▶ **Collected material**
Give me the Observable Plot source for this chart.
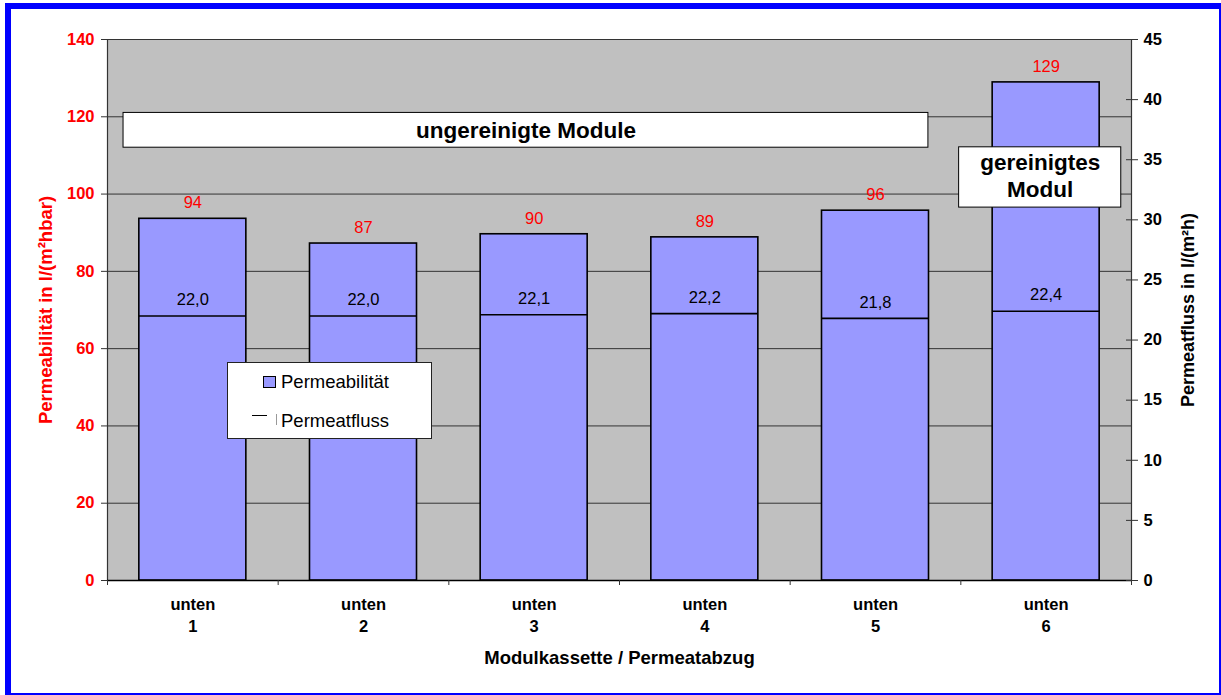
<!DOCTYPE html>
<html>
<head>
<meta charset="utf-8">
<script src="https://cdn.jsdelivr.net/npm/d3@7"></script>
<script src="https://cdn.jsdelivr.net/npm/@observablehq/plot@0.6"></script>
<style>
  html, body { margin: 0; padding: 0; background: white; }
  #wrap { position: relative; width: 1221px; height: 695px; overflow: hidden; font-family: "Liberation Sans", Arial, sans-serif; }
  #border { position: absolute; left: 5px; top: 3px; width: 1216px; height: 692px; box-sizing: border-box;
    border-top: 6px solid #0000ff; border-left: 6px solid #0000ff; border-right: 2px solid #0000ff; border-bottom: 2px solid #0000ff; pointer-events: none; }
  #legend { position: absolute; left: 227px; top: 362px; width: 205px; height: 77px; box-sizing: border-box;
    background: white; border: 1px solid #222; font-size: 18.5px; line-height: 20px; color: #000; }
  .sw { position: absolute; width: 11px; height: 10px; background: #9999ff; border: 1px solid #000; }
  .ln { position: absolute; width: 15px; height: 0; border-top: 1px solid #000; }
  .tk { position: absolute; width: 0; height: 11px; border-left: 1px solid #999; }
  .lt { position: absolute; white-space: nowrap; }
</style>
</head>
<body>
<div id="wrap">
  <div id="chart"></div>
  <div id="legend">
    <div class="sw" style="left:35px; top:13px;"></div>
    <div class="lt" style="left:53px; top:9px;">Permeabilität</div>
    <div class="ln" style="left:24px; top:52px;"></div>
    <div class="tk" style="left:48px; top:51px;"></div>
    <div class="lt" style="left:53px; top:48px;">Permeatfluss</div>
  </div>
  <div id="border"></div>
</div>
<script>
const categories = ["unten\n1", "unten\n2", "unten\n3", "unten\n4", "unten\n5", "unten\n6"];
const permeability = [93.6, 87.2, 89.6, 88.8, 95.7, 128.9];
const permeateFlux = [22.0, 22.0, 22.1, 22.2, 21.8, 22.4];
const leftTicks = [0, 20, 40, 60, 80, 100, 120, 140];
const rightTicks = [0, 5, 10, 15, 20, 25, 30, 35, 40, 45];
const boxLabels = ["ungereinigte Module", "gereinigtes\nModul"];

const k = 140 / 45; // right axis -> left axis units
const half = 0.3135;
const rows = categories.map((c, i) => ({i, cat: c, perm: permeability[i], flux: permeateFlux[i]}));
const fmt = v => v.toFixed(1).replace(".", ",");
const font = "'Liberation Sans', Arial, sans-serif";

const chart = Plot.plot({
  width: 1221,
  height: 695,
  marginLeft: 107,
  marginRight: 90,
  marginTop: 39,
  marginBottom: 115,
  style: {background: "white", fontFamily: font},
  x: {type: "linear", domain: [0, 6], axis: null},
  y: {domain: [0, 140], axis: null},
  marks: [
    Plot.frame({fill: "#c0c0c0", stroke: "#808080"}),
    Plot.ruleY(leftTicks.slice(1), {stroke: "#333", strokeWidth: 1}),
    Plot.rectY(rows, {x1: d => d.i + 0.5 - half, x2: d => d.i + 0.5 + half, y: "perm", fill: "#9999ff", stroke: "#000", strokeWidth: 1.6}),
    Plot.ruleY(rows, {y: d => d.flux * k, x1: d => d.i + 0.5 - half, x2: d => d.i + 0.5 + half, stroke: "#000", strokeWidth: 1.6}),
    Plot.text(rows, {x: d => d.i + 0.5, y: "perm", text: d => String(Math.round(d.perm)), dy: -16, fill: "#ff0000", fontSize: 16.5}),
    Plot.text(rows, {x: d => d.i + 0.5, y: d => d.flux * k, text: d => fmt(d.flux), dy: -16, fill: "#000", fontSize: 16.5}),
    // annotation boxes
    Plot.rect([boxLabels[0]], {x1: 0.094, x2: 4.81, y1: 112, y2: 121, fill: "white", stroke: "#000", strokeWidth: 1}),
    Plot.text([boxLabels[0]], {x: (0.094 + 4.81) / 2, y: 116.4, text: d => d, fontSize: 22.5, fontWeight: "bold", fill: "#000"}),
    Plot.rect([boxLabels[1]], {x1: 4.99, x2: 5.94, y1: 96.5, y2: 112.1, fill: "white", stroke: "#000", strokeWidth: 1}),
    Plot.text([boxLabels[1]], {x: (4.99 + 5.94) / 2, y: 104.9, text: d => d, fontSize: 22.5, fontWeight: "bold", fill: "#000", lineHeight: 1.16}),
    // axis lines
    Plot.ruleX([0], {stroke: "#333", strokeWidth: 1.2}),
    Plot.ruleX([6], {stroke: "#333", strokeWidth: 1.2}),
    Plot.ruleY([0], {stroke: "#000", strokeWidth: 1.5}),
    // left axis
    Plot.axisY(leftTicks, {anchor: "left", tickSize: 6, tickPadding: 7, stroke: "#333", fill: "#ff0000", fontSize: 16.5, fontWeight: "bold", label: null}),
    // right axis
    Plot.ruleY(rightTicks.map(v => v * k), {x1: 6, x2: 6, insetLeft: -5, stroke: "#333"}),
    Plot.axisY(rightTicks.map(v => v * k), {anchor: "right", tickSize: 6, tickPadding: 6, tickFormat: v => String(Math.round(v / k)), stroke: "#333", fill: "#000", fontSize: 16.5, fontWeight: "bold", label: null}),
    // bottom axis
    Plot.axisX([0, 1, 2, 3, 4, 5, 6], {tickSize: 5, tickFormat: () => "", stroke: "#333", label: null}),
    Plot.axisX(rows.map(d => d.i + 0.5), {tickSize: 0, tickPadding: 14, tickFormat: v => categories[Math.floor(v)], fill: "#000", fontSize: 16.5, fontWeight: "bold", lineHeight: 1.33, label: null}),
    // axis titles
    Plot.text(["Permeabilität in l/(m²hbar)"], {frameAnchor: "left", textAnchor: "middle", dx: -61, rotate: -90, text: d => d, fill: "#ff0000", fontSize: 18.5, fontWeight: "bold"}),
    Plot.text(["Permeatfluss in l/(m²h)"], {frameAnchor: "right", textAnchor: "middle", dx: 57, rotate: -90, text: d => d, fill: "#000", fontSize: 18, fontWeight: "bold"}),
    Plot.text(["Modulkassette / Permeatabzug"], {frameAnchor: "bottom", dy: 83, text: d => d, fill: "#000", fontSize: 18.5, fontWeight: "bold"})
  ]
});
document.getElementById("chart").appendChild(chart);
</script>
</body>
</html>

▶ **Job**
Leave the images out, please, and restate each line word for word.

▶ **Exercise answer**
Give me the Observable Plot source for this chart.
<!DOCTYPE html>
<html>
<head>
<meta charset="utf-8">
<script src="https://cdn.jsdelivr.net/npm/d3@7"></script>
<script src="https://cdn.jsdelivr.net/npm/@observablehq/plot@0.6"></script>
<style>
  html, body { margin: 0; padding: 0; background: white; }
  #wrap { position: relative; width: 1221px; height: 695px; overflow: hidden; font-family: "Liberation Sans", Arial, sans-serif; }
  #border { position: absolute; left: 5px; top: 3px; width: 1216px; height: 692px; box-sizing: border-box;
    border-top: 6px solid #0000ff; border-left: 6px solid #0000ff; border-right: 2px solid #0000ff; border-bottom: 2px solid #0000ff; pointer-events: none; }
  #legend { position: absolute; left: 227px; top: 362px; width: 205px; height: 77px; box-sizing: border-box;
    background: white; border: 1px solid #222; font-size: 18.5px; line-height: 20px; color: #000; }
  .sw { position: absolute; width: 11px; height: 10px; background: #9999ff; border: 1px solid #000; }
  .ln { position: absolute; width: 15px; height: 0; border-top: 1px solid #000; }
  .tk { position: absolute; width: 0; height: 11px; border-left: 1px solid #999; }
  .lt { position: absolute; white-space: nowrap; }
</style>
</head>
<body>
<div id="wrap">
  <div id="chart"></div>
  <div id="legend">
    <div class="sw" style="left:35px; top:13px;"></div>
    <div class="lt" style="left:53px; top:9px;">Permeabilität</div>
    <div class="ln" style="left:24px; top:52px;"></div>
    <div class="tk" style="left:48px; top:51px;"></div>
    <div class="lt" style="left:53px; top:48px;">Permeatfluss</div>
  </div>
  <div id="border"></div>
</div>
<script>
const categories = ["unten\n1", "unten\n2", "unten\n3", "unten\n4", "unten\n5", "unten\n6"];
const permeability = [93.6, 87.2, 89.6, 88.8, 95.7, 128.9];
const permeateFlux = [22.0, 22.0, 22.1, 22.2, 21.8, 22.4];
const leftTicks = [0, 20, 40, 60, 80, 100, 120, 140];
const rightTicks = [0, 5, 10, 15, 20, 25, 30, 35, 40, 45];
const boxLabels = ["ungereinigte Module", "gereinigtes\nModul"];

const k = 140 / 45; // right axis -> left axis units
const half = 0.3135;
const rows = categories.map((c, i) => ({i, cat: c, perm: permeability[i], flux: permeateFlux[i]}));
const fmt = v => v.toFixed(1).replace(".", ",");
const font = "'Liberation Sans', Arial, sans-serif";

const chart = Plot.plot({
  width: 1221,
  height: 695,
  marginLeft: 107,
  marginRight: 90,
  marginTop: 39,
  marginBottom: 115,
  style: {background: "white", fontFamily: font},
  x: {type: "linear", domain: [0, 6], axis: null},
  y: {domain: [0, 140], axis: null},
  marks: [
    Plot.frame({fill: "#c0c0c0", stroke: "#808080"}),
    Plot.ruleY(leftTicks.slice(1), {stroke: "#333", strokeWidth: 1}),
    Plot.rectY(rows, {x1: d => d.i + 0.5 - half, x2: d => d.i + 0.5 + half, y: "perm", fill: "#9999ff", stroke: "#000", strokeWidth: 1.6}),
    Plot.ruleY(rows, {y: d => d.flux * k, x1: d => d.i + 0.5 - half, x2: d => d.i + 0.5 + half, stroke: "#000", strokeWidth: 1.6}),
    Plot.text(rows, {x: d => d.i + 0.5, y: "perm", text: d => String(Math.round(d.perm)), dy: -16, fill: "#ff0000", fontSize: 16.5}),
    Plot.text(rows, {x: d => d.i + 0.5, y: d => d.flux * k, text: d => fmt(d.flux), dy: -16, fill: "#000", fontSize: 16.5}),
    // annotation boxes
    Plot.rect([boxLabels[0]], {x1: 0.094, x2: 4.81, y1: 112, y2: 121, fill: "white", stroke: "#000", strokeWidth: 1}),
    Plot.text([boxLabels[0]], {x: (0.094 + 4.81) / 2, y: 116.4, text: d => d, fontSize: 22.5, fontWeight: "bold", fill: "#000"}),
    Plot.rect([boxLabels[1]], {x1: 4.99, x2: 5.94, y1: 96.5, y2: 112.1, fill: "white", stroke: "#000", strokeWidth: 1}),
    Plot.text([boxLabels[1]], {x: (4.99 + 5.94) / 2, y: 104.9, text: d => d, fontSize: 22.5, fontWeight: "bold", fill: "#000", lineHeight: 1.16}),
    // axis lines
    Plot.ruleX([0], {stroke: "#333", strokeWidth: 1.2}),
    Plot.ruleX([6], {stroke: "#333", strokeWidth: 1.2}),
    Plot.ruleY([0], {stroke: "#000", strokeWidth: 1.5}),
    // left axis
    Plot.axisY(leftTicks, {anchor: "left", tickSize: 6, tickPadding: 7, stroke: "#333", fill: "#ff0000", fontSize: 16.5, fontWeight: "bold", label: null}),
    // right axis
    Plot.ruleY(rightTicks.map(v => v * k), {x1: 6, x2: 6, insetLeft: -5, stroke: "#333"}),
    Plot.axisY(rightTicks.map(v => v * k), {anchor: "right", tickSize: 6, tickPadding: 6, tickFormat: v => String(Math.round(v / k)), stroke: "#333", fill: "#000", fontSize: 16.5, fontWeight: "bold", label: null}),
    // bottom axis
    Plot.axisX([0, 1, 2, 3, 4, 5, 6], {tickSize: 5, tickFormat: () => "", stroke: "#333", label: null}),
    Plot.axisX(rows.map(d => d.i + 0.5), {tickSize: 0, tickPadding: 14, tickFormat: v => categories[Math.floor(v)], fill: "#000", fontSize: 16.5, fontWeight: "bold", lineHeight: 1.33, label: null}),
    // axis titles
    Plot.text(["Permeabilität in l/(m²hbar)"], {frameAnchor: "left", textAnchor: "middle", dx: -61, rotate: -90, text: d => d, fill: "#ff0000", fontSize: 18.5, fontWeight: "bold"}),
    Plot.text(["Permeatfluss in l/(m²h)"], {frameAnchor: "right", textAnchor: "middle", dx: 57, rotate: -90, text: d => d, fill: "#000", fontSize: 18, fontWeight: "bold"}),
    Plot.text(["Modulkassette / Permeatabzug"], {frameAnchor: "bottom", dy: 83, text: d => d, fill: "#000", fontSize: 18.5, fontWeight: "bold"})
  ]
});
document.getElementById("chart").appendChild(chart);
</script>
</body>
</html>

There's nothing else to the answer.